The Founder's Weekly Review During a Raise
Fundraising is an emotional rollercoaster with a lot of moving pieces. The weekly review becomes even more important during this period. Ask Mem Chat: "What are my open follow-ups from investor conversations this week?" The synthesis surfaces the thank-you notes you haven't sent, the data room materials you promised, and the introductions you committed to making.
This weekly discipline prevents the most common fundraising failure mode: losing momentum with interested investors because follow-up slipped through the cracks. For more on the weekly review workflow, see our guide on the one-question weekly review.
After the Raise: Investor Relations
The fundraising notes don't become irrelevant after you close. They become the foundation of your investor relations practice. Every conversation you had during the raise -- the concerns expressed, the milestones committed to, the thesis the investor bought into -- informs how you manage the relationship going forward.
When you prepare your first board meeting, you can reference the specific goals you discussed during the fundraise. When you send investor updates, you can tailor the message to each investor's stated interests and concerns. The notes from the raise become the context for years of partnership.

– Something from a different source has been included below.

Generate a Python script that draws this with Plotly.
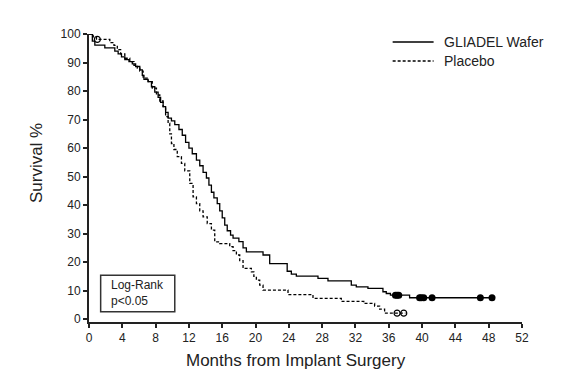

For more on how founders use Mem to manage the full lifecycle of building a company, from fundraising to team management to product strategy, explore our founder resources.
Getting Started
After your next investor meeting, create a note with the firm name, who you met, what they asked, what concerned them, and what excited them. Do this for the next five meetings.
Create a collection called "Fundraise" and tag all investor notes to it. Before your sixth meeting, ask Mem Chat: "What patterns have emerged from my investor conversations?"
At the end of each week during your raise, ask: "What follow-ups do I owe to investors?" Act on everything that surfaces.
Fundraising rewards the founder who has the best information about their own process. AI notes give you that information without adding work -- because the capture is the meeting note you're already taking.